Ahmadinejad was not showing his bravado when he said that. Iran’s demonstrated crude reserves are evaluated at 138 billion barrels, which makes the country the fourth largest crude exporter in the world. At the same time, Iran suffers from a strong lack of fuel due to the shortage of refinery capacities. The nation’s daily output of gas amounts to 485 million cubic meters, which also places Iran on one of the leading positions in the world.
The Islamic Revolution represents a series of events from January 1978 to February 1979. The revolution transformed Iran from a constitutional monarchy of Shah Mohammad Reza Pahlavi to an Islamic Republic.
Pahlavi came to power in 1941. He was a US-oriented monarch who tried to westernize Iran for 38 years. Any opposition to the monarchy was strictly forbidden. Ayatollah Ruhollah Khomeini condemned the pro-Western policy of the shah. His arrest in 1963 triggered an outburst of actions of protest across the nation, in which over 15,000 people were killed. Khomeini was placed under house arrest, but he continued his anti-shah activities upon his release. He was eventually exiled from the country in 1964.
Pahlavi eased his repressions under the pressure of the United States in 1977 and released several hundreds of political prisoners who did not give up the ideas of building Islamic socialism.
The Iranian Revolution began on January 8, 1978, when the first anti-governmental demonstration was violently suppressed in the town of Qom. Seventy people were killed in the riots. The national economy had been eventually undermined by November 1978. Oil-production enterprises and ports came to a standstill, and over two million people took to the streets on December 2 in Teheran asking the shah to step down.
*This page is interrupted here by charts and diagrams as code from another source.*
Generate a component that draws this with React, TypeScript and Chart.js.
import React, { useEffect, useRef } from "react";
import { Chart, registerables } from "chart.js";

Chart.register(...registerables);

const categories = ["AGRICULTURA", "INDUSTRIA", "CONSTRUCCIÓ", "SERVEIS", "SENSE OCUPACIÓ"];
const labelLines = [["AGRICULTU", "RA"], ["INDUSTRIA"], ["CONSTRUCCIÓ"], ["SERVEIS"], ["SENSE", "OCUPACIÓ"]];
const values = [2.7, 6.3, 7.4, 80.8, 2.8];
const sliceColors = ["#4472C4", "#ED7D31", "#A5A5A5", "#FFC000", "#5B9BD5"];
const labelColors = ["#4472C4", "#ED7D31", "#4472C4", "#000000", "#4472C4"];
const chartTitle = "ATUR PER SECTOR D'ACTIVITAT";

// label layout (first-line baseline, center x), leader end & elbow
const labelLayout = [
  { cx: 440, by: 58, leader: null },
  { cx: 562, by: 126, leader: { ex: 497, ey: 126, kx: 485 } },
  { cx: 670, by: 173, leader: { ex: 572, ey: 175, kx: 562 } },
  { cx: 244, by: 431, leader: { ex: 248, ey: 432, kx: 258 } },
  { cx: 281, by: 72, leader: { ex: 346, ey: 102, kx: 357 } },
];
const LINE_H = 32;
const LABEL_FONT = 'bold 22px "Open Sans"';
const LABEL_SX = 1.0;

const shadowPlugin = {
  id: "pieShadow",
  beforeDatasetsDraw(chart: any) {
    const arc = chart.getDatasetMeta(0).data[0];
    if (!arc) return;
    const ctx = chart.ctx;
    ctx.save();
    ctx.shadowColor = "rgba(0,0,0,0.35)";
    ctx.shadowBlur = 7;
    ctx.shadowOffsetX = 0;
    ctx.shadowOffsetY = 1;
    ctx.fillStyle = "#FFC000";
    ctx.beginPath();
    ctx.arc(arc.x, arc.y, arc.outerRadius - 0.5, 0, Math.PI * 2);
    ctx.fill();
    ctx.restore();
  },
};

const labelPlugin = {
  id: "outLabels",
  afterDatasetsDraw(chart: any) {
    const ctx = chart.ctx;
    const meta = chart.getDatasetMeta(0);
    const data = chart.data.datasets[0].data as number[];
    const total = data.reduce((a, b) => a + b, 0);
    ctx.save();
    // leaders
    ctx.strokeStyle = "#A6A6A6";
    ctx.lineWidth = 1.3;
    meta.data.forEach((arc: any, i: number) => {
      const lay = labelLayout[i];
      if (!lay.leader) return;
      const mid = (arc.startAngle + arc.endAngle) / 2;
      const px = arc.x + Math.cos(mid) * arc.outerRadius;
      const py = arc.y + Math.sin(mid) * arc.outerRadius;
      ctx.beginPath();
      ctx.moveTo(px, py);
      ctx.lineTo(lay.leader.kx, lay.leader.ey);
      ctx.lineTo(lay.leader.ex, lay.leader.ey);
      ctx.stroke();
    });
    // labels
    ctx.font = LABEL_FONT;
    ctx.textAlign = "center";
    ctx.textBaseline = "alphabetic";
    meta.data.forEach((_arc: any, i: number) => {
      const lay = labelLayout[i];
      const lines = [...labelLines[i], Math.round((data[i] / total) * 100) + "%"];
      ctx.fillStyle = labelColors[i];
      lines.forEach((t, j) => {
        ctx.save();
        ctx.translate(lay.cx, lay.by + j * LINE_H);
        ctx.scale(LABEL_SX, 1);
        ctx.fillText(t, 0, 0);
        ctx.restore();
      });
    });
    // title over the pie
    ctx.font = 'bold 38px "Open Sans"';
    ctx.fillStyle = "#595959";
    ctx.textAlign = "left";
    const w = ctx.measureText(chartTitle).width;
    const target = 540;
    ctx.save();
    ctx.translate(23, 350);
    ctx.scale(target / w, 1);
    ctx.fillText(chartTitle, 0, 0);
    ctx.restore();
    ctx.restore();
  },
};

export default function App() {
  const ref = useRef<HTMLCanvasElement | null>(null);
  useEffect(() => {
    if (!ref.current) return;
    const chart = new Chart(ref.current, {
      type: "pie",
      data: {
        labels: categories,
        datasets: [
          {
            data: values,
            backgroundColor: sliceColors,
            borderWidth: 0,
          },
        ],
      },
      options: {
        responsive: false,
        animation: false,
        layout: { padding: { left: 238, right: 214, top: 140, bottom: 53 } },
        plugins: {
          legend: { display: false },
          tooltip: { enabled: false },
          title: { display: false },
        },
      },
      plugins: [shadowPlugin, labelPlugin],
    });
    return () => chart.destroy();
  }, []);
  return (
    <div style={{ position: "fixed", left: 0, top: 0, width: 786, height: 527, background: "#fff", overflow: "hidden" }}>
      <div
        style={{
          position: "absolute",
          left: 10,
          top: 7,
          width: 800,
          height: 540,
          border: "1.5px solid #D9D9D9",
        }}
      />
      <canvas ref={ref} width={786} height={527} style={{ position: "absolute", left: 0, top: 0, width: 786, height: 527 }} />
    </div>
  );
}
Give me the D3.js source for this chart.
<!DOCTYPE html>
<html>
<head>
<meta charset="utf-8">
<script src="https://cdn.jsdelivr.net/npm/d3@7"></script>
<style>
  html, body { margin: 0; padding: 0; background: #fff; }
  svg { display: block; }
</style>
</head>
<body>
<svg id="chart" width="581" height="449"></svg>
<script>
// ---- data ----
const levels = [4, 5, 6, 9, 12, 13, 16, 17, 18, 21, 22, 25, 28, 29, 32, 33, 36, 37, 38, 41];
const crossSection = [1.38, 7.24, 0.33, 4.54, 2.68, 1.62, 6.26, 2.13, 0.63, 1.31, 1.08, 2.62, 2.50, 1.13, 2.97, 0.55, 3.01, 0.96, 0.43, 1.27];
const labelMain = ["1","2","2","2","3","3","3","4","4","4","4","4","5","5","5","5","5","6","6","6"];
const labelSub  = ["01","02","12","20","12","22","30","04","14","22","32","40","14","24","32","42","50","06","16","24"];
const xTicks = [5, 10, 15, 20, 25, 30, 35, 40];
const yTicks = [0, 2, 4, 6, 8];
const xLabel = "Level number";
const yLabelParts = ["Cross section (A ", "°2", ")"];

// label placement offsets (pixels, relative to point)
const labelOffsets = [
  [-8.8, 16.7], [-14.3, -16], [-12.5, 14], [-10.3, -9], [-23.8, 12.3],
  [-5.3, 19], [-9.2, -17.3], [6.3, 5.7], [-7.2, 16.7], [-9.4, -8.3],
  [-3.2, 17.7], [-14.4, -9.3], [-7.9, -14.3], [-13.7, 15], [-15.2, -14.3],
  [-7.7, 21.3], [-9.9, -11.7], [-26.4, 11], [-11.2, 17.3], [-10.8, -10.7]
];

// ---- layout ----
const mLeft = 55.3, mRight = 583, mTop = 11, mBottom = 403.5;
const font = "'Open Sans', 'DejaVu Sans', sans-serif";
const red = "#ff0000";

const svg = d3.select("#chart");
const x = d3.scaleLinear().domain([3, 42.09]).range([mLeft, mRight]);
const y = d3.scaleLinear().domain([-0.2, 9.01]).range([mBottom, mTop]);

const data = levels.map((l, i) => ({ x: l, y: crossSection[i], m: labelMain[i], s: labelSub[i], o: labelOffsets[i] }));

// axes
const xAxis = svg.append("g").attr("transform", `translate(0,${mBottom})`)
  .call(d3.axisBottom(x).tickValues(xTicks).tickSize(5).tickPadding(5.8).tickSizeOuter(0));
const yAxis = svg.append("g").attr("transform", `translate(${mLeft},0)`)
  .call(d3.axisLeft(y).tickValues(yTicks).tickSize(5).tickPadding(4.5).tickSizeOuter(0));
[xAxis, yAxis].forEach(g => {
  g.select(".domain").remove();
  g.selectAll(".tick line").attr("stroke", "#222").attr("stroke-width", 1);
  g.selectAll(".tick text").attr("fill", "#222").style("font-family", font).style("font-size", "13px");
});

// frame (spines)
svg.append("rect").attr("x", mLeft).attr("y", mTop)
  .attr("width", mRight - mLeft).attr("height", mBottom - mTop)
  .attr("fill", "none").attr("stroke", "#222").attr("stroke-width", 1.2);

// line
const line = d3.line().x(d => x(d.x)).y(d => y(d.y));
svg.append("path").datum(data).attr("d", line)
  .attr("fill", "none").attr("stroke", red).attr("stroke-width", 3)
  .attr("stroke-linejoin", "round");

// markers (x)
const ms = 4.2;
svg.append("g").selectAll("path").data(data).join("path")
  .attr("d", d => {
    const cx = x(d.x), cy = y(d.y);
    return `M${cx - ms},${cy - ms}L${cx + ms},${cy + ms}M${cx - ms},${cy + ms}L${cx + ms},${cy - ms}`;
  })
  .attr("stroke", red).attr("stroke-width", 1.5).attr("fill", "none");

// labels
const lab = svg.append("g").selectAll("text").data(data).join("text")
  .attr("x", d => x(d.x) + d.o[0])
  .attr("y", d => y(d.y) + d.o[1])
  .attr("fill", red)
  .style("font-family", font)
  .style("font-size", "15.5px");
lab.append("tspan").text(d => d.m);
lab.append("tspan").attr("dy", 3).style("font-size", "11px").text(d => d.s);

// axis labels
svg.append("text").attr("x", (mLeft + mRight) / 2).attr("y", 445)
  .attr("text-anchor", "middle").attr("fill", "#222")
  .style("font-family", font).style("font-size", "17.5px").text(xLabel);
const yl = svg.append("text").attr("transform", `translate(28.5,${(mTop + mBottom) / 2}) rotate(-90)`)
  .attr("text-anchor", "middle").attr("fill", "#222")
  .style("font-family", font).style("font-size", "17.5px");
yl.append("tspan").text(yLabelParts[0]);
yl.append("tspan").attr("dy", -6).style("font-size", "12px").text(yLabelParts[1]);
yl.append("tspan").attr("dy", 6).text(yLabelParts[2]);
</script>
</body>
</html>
Shah fled Iran in January 1979. Iranian Prime Minister Bakhtiar contacted Khomeini and asked him to return to Iran to draw up the new Constitution. Khomeini returned to Iran on February 1, 1979 – millions of Iranians were happy to greet their leader. Khomeini’s followers took the control of the police and the military. The Iranian army subsequently declared neutrality.
The new Constitution of the country created the Supreme Leader post for Khomeini and empowered the president with civil authorities. The spiritual leader, Ayatollah, became the actual ruler of the nation, whereas the president was less powerful.
Iran is a bright example of paradox of history. It is being isolated, but the country continues to develop.